Des techniques de cuisson spécifiques
Dans la préparation traditionnelle, le couscous de mil est ustensiles et des techniques spécifiques. C’est un travail de longue haleine, qui dure deux jours et qui est attribuée aux femmes.
D’abord, les grains de mil sont pilés à l’aide d’un pilon et d’un mortier en bois. Un panier rond et plat appelé layou en wolof est ensuite utilisé pour vaner la farine obtenue. Cette dernière est roulée à la main dans une grande calebasse puis cuit à la vapeur dans un couscoussier fait à base de terre. L’une des spécificités du couscous du Sahel est la fermentation. En effet, après le roulage de la farine de mil, le couscous est étalée et exposée toute la nuit avant d’être cuit à la vapeur le lendemain. Cette fermentation donne à la céréale un goût acide apprécié chez les Wolofs et les Sérères.

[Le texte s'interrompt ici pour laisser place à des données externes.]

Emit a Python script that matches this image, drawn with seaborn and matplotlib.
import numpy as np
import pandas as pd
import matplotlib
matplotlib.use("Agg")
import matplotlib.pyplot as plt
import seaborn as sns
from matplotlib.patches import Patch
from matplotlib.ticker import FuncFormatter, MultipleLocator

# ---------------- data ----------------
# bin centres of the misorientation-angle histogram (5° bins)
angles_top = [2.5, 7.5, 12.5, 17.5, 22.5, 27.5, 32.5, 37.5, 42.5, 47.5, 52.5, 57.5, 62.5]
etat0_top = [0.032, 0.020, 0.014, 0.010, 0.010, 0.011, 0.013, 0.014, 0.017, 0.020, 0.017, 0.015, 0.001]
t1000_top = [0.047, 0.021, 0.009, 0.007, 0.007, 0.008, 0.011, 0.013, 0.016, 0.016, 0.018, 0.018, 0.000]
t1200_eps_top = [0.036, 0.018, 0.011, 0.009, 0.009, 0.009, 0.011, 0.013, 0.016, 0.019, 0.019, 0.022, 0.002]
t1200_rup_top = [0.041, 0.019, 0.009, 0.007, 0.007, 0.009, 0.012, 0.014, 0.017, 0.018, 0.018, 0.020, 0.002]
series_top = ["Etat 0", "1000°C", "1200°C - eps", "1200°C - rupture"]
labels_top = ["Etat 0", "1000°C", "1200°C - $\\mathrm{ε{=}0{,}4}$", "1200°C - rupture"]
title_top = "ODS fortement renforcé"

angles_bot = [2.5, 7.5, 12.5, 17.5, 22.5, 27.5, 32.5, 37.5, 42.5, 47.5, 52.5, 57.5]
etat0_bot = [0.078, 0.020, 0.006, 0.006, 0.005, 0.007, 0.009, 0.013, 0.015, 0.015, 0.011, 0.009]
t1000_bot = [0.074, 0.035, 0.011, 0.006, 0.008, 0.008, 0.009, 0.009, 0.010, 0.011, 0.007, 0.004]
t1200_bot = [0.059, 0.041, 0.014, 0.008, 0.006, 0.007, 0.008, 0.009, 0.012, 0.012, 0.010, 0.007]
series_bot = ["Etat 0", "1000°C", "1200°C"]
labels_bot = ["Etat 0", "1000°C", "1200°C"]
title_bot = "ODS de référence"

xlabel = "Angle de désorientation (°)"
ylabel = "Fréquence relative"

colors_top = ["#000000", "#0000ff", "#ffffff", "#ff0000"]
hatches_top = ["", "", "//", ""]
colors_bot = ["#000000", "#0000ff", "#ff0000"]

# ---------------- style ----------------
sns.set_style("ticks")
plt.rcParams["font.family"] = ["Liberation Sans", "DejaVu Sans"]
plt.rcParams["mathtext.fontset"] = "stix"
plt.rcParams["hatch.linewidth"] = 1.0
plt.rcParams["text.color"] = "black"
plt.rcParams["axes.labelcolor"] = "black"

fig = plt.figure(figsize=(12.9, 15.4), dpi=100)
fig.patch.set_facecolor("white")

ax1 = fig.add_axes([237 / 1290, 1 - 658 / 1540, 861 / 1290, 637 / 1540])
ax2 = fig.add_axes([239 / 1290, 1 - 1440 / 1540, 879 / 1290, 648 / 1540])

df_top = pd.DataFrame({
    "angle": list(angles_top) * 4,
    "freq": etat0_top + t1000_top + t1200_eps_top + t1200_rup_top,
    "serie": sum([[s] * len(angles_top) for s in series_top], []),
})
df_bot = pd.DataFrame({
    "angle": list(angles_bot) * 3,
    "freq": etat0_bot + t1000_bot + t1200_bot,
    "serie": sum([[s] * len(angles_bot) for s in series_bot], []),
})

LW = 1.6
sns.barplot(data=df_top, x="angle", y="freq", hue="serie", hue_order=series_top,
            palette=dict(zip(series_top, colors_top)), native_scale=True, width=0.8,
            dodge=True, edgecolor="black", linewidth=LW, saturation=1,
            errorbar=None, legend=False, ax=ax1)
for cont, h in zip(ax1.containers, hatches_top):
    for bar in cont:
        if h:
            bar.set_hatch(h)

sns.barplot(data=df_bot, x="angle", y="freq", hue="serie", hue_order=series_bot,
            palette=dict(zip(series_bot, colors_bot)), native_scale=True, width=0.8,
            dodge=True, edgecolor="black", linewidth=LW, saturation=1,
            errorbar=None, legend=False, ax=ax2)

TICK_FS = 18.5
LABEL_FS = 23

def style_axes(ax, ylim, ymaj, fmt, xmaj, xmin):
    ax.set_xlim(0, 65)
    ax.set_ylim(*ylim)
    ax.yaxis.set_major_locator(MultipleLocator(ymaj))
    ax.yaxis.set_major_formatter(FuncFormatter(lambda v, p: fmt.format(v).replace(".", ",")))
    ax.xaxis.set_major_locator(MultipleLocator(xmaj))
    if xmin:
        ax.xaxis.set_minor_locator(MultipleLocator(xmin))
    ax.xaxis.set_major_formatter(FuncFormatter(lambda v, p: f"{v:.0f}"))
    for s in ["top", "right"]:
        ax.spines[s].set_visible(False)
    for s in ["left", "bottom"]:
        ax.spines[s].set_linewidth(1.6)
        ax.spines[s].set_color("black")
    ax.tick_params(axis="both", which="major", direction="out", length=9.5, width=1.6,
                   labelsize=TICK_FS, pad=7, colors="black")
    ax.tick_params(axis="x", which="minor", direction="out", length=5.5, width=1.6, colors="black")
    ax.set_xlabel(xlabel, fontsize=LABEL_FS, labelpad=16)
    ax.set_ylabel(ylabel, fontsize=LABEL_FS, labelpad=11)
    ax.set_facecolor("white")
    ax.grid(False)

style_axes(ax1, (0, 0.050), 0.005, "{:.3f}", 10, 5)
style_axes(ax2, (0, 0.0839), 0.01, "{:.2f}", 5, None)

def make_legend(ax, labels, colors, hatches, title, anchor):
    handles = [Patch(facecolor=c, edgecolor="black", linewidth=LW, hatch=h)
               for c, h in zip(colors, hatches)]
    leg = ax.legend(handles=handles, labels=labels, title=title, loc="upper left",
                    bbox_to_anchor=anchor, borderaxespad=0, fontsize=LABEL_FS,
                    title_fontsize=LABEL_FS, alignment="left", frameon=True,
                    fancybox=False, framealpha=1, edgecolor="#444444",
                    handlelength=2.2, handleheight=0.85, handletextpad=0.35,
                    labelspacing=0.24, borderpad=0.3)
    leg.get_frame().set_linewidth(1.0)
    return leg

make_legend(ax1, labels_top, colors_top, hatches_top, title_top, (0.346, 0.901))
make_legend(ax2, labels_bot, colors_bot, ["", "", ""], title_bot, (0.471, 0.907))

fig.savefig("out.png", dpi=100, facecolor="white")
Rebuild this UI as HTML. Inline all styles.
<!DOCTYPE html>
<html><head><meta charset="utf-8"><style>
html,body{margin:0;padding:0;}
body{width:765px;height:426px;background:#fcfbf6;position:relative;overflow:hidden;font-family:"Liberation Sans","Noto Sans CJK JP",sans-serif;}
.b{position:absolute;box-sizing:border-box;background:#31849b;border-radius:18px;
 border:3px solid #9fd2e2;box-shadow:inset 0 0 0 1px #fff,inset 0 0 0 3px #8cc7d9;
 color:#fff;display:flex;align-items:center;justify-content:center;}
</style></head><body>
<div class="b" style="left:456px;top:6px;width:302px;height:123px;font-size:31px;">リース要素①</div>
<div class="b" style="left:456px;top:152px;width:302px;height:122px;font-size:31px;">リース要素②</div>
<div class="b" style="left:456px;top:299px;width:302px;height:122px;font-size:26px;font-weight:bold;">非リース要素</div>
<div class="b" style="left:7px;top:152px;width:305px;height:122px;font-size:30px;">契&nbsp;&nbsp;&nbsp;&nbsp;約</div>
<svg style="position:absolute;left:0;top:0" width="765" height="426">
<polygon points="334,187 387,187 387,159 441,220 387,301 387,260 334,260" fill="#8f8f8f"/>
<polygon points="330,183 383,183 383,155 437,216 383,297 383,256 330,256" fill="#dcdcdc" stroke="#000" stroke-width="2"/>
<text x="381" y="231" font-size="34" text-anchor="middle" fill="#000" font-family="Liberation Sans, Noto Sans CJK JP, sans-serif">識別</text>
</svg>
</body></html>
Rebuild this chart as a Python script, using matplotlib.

La fermentation a aussi un intérêt du point de nutritionnelle, elle favorise l’apport en vitamine B2 au couscous.
L’autre particularité du couscous du Sahel est l’incorporation d’un produit mucilagineux. En effet pour rendre le couscous plus facile à manger et lui donner un meilleur goût, on ajoute des feuilles de baobab ou pilées ou de la sève de de Sterculia (mbeep en wolof). Cette composition visqueuse est appelée « Lalo », elle permet également d’enrichir le couscous en micronutriments et en oligo-éléments et de mieux le conserver. On retrouve cette technique dans la préparation du fonio et d’autres céréales subsahariennes.
Ajout du Lalo dans le couscous de mil. Source Senecuisine.com
On oublie trop souvent que le couscous est présent depuis plusieurs siècles dans l'ouest du Sahel, comme plat quotidien, mets de fête, collation ou nourriture de voyage. La diversité de ses appellations, les techniques de préparations spécifiques et sa présence ancrée dans les traditions montre clairement une vraie culture du couscous dans l’Ouest du Sahel. Donc oui, on mange du couscous au Sénégal !
Bibliographie:
- Saveurs Subsahariennes, Ndèye Aïssatou Mbaye
- Monique Chastanet. Couscous ’à la sahélienne’ (Sénégal, Mali, Mauritanie). Franconie Hélène, Chastanet Monique et Sigaut François. Couscous, boulgour et polenta. Transformer et consommer les céréales dans le monde, Karthala, p. 149-187, 2010.